Too often leaving Dublin is looked at as an escape, which I believe is the wrong reason to leave. Like relationships with people, the attraction of living in a certain city can run its course, but if you haven’t taken the time to see what the city has to offer, to know what you need, what you like and dislike about the city, then what good will going away somewhere else do, when you won’t be able to tell if you really like this new city you go to or whether it’s the adrenaline of a change of scenery.
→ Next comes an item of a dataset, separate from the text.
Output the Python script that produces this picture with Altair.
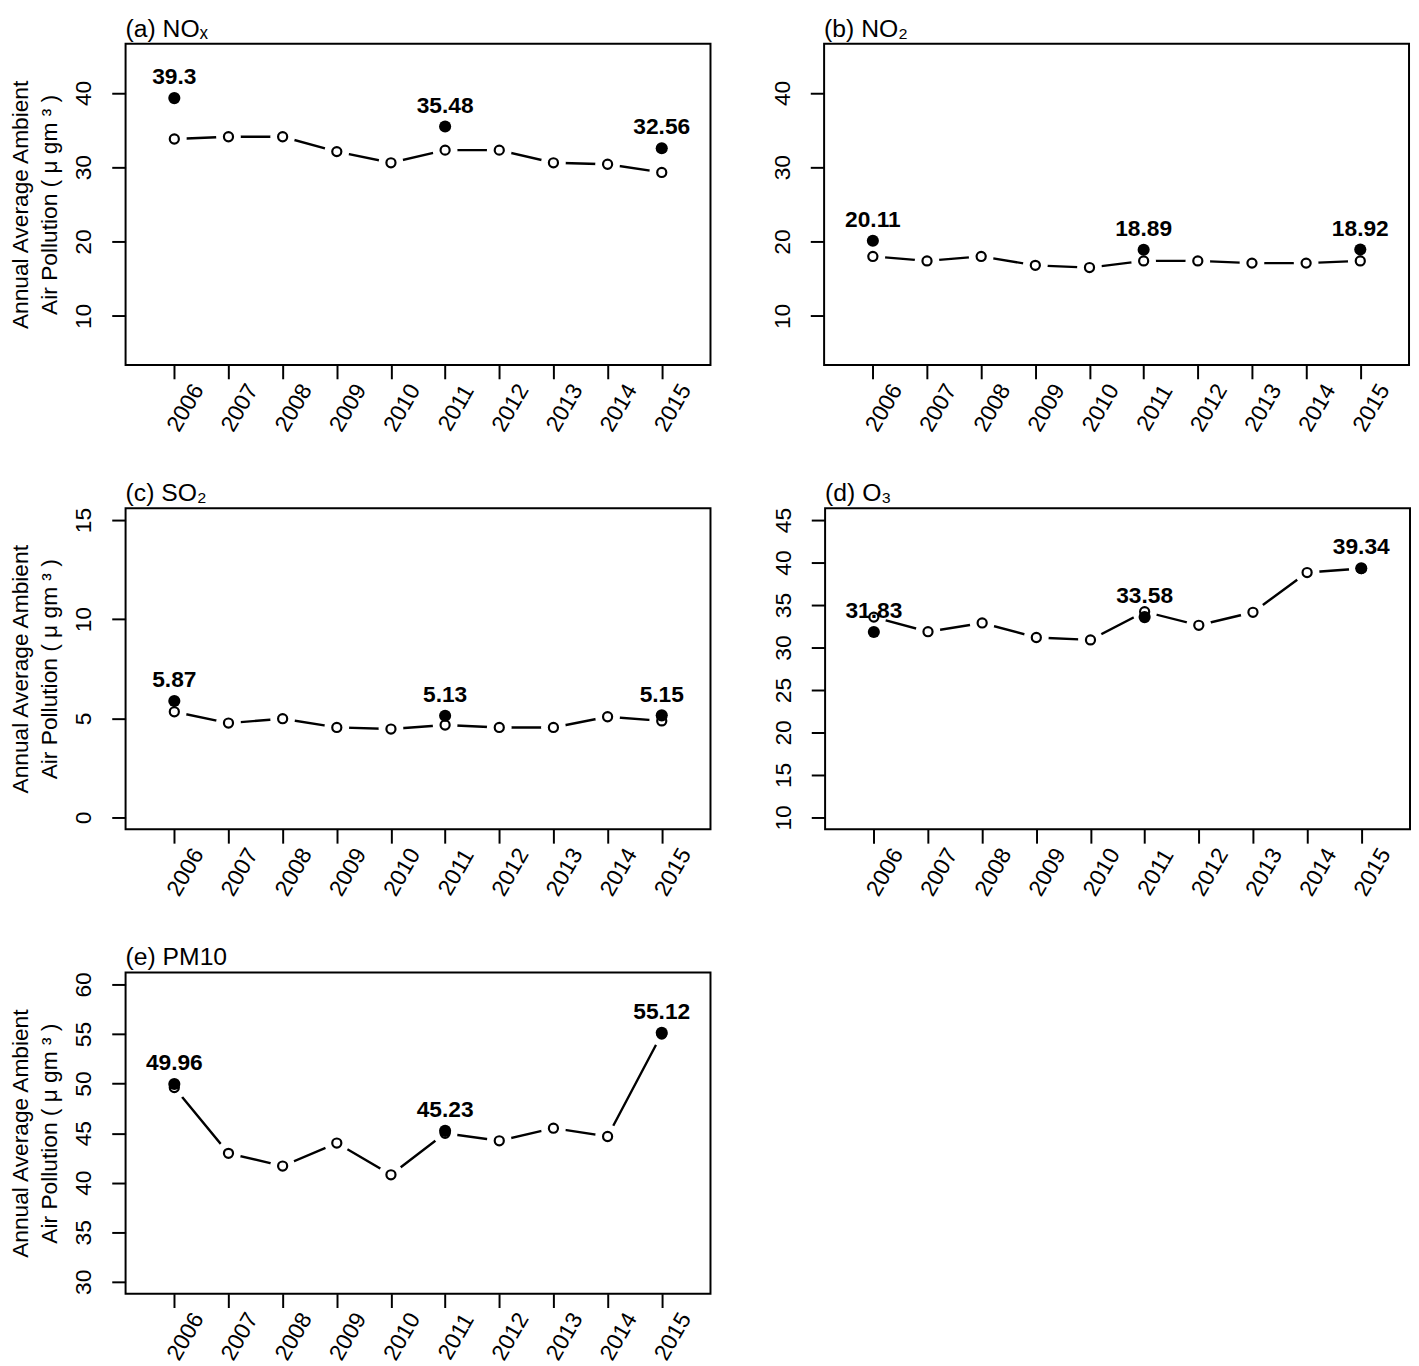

I feel like I am now living in my third Dublin. The things I like about the city are the things I know I would like about any city I live in. One thing that feels essential is that Dublin has a cultural life, where music and poetry and art galleries and cinemas are given a prominent position in society and the city has enough people living here that are passionate about these things. Almost any week in the year you could arrive in Dublin and find a gig worth going to, owing to the great variety of venues from larger ones like the Olympia and Vicar Street to wonderful atmospheric places like Whelan’s on Wexford Street. I could of course visit a city without this – like I did in Seville last year, a city with a beautiful night life but musically very traditional – but I could never live there.
This blog is the document of my life in this Dublin.